Niewiele miałam czasu na przygotowania do mojego małego Halloween party ale udało mi się zrobić większość z tego, co sobie zaplanowałam. Niestety mój Krzysiek pojechał do domu na kilka dni – szkoda, że ominęła go taka zabawa…
Na początek – powitalny napis w formie girlandy z liter. Stado papierowych nietoperzy zawisło na sznurkach rozciągniętych pod sufitem.
Wszystkie meble zostały przykryte białymi prześcieradłami (jak na opuszczony dom przystało ). Zrobiłam też swoją własną mumię (ubranie wypełnione zgniecionymi gazetami i owinięte papierem toaletowym), a w wazonach stały bukiety z suchych gałęzi i jesiennych liści.
Nie mogło zabraknąć oczywiście jesiennych kompozycji i wydrążonych dyń.
Wydrążone od strony „ogonka” jabłka stanowiły świetne świeczniki – w niektórych także wycięłam straszne mordki.
Gdy przygotowywałam pokój na przyjęcie gości, w elektrycznym świetle dekoracje wyglądały sztucznie i widać było wszelkie niedoróbki. Gdy jednak zgasiłam światła i zapaliłam dziesiątki świec – efekt był niesamowity.
Na podłodze rozrzuciłam suche liście, stół nakryłam czarnym obrusem ;) a dekoracji dopełniły jesienne chryzantemy. Do picia na początku podałam sok pomidorowy, ze względu na krwisty kolor oczywiście :) Moje bułeczki z niespodzianką tym razem otrzymały dodatkową dekorację…
Przebrałam się za Czarną Wdowę, a że lubię gothic, nie miałam kłopotu z dobraniem niezbędnych fatałaszków.
Goście przybyli także przebrani i oczywiście przez dużą część imprezy zajmowaliśmy się przymierzaniem swoich peruk i gadżetów :)

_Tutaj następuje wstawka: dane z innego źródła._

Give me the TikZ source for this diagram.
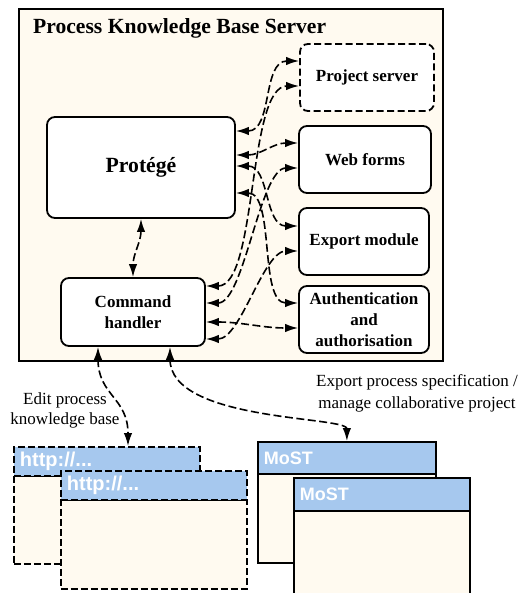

Dharma świetnie się bawiła, dopóki tylko nie poprosiliśmy jej o pozowanie do zdjęcia.
Sprezentowałam gościom strrraszne przysmaki i wierszyk o Halloween, a w zamian dostałam takie piękne świeczniki.
.
I haven’t time to prepare my Halloween party, but I did it! My boyfriend went to his family for few days – what a pity that he couldn’t enjoy my party…
All decorations I made myself: paper bats, a mummy, carved pumpkins, apple candle holders, arrangments of flours, pumpkins and leaves. We disguised ourselves ( I was The Black Widow) and for the main part of party – we tried our hairpieces and gadgets. We drank tomato juice (you know it looks like blood) and I prepared my „rolls with surprise” (and decorated them as faces). I gave funny sweets and poems about Halloween to my guests and I received two candlesticks in shape of a pumpkins.
ale ci to super wyszło! a czarna wdowa z ciebie jak się patrzy :P
super pomysł na imprezę!
P.S. nie wiem z czego ty sie chcesz odchudzać :P
jeśli to są efekty przygotowań robionych „naprędce” to to oznacza tylko jedno – że mając do dyspozycji masę czasu to Ty sie możesz zajmować normalnie profesjonalnym przygotowywaniem imprez!
fantastyczne dekoracje, pomysły, stroje – cała TY!
więcej takich pomysłów życzę!
bardzo imprezowa impreza – aż zazdrość bierze ;)
Oooh, this looks really scray! Looks like a great party Michelle!
We don’t have much with Halloween in Holland! I do regret….your pictures looks like a lot of fun!!
hi, hi, I mind to say it looks really SCARY ofcourse ;-)
oj, ale Lesio szczęśliwy, że się załapał na zdjęcie:)całuski!